Without including any images, repeat the data exactly.

● ● ●

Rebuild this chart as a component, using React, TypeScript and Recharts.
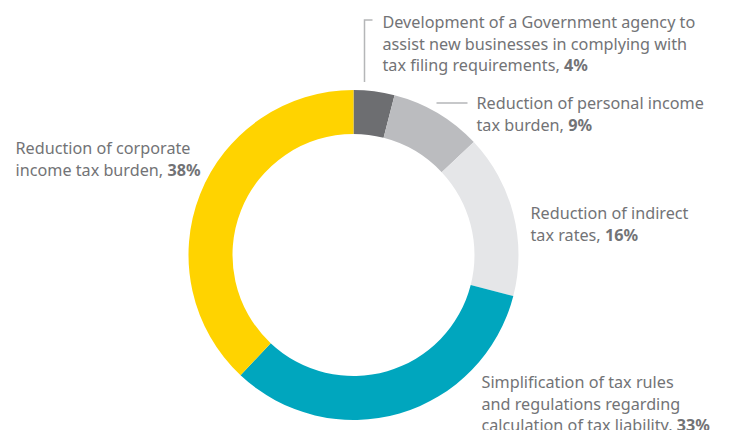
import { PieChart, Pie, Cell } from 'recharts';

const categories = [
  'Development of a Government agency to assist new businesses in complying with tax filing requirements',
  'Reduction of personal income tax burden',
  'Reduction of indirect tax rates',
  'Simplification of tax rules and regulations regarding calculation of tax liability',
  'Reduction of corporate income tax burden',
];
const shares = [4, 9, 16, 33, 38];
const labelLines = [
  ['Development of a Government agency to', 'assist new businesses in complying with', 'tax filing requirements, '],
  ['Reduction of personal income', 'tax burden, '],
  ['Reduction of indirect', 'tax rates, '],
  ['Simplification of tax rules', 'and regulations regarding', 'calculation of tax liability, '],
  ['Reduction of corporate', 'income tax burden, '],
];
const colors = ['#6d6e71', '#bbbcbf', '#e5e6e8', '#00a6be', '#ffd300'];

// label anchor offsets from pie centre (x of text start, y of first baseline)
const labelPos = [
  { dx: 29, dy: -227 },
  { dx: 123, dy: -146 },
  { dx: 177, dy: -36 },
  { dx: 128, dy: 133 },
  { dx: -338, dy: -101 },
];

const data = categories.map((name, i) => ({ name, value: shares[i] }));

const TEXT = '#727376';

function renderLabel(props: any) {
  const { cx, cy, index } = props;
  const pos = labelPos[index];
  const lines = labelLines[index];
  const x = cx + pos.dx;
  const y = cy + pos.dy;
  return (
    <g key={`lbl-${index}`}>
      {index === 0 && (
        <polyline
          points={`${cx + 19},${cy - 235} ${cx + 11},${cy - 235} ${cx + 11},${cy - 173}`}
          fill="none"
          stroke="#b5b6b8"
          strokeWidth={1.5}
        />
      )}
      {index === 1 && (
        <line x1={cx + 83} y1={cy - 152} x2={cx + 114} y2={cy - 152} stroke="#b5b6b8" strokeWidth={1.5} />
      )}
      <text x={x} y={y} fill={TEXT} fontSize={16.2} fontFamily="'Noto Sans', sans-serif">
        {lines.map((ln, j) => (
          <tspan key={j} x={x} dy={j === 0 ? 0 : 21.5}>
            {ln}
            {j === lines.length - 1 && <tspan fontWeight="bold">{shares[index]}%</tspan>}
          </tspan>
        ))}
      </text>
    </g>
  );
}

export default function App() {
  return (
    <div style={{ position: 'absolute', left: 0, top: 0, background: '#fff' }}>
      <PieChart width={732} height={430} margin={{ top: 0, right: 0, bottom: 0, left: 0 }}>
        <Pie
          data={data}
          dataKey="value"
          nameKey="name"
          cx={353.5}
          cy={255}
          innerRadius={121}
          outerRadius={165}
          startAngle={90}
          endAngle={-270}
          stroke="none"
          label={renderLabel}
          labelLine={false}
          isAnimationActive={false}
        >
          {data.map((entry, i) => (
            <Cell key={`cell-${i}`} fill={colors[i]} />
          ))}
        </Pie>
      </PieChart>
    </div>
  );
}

● ● ●

=== Answer to the problem ===
Rebuild this chart as a component, using React, TypeScript and Recharts.
import { PieChart, Pie, Cell } from 'recharts';

const categories = [
  'Development of a Government agency to assist new businesses in complying with tax filing requirements',
  'Reduction of personal income tax burden',
  'Reduction of indirect tax rates',
  'Simplification of tax rules and regulations regarding calculation of tax liability',
  'Reduction of corporate income tax burden',
];
const shares = [4, 9, 16, 33, 38];
const labelLines = [
  ['Development of a Government agency to', 'assist new businesses in complying with', 'tax filing requirements, '],
  ['Reduction of personal income', 'tax burden, '],
  ['Reduction of indirect', 'tax rates, '],
  ['Simplification of tax rules', 'and regulations regarding', 'calculation of tax liability, '],
  ['Reduction of corporate', 'income tax burden, '],
];
const colors = ['#6d6e71', '#bbbcbf', '#e5e6e8', '#00a6be', '#ffd300'];

// label anchor offsets from pie centre (x of text start, y of first baseline)
const labelPos = [
  { dx: 29, dy: -227 },
  { dx: 123, dy: -146 },
  { dx: 177, dy: -36 },
  { dx: 128, dy: 133 },
  { dx: -338, dy: -101 },
];

const data = categories.map((name, i) => ({ name, value: shares[i] }));

const TEXT = '#727376';

function renderLabel(props: any) {
  const { cx, cy, index } = props;
  const pos = labelPos[index];
  const lines = labelLines[index];
  const x = cx + pos.dx;
  const y = cy + pos.dy;
  return (
    <g key={`lbl-${index}`}>
      {index === 0 && (
        <polyline
          points={`${cx + 19},${cy - 235} ${cx + 11},${cy - 235} ${cx + 11},${cy - 173}`}
          fill="none"
          stroke="#b5b6b8"
          strokeWidth={1.5}
        />
      )}
      {index === 1 && (
        <line x1={cx + 83} y1={cy - 152} x2={cx + 114} y2={cy - 152} stroke="#b5b6b8" strokeWidth={1.5} />
      )}
      <text x={x} y={y} fill={TEXT} fontSize={16.2} fontFamily="'Noto Sans', sans-serif">
        {lines.map((ln, j) => (
          <tspan key={j} x={x} dy={j === 0 ? 0 : 21.5}>
            {ln}
            {j === lines.length - 1 && <tspan fontWeight="bold">{shares[index]}%</tspan>}
          </tspan>
        ))}
      </text>
    </g>
  );
}

export default function App() {
  return (
    <div style={{ position: 'absolute', left: 0, top: 0, background: '#fff' }}>
      <PieChart width={732} height={430} margin={{ top: 0, right: 0, bottom: 0, left: 0 }}>
        <Pie
          data={data}
          dataKey="value"
          nameKey="name"
          cx={353.5}
          cy={255}
          innerRadius={121}
          outerRadius={165}
          startAngle={90}
          endAngle={-270}
          stroke="none"
          label={renderLabel}
          labelLine={false}
          isAnimationActive={false}
        >
          {data.map((entry, i) => (
            <Cell key={`cell-${i}`} fill={colors[i]} />
          ))}
        </Pie>
      </PieChart>
    </div>
  );
}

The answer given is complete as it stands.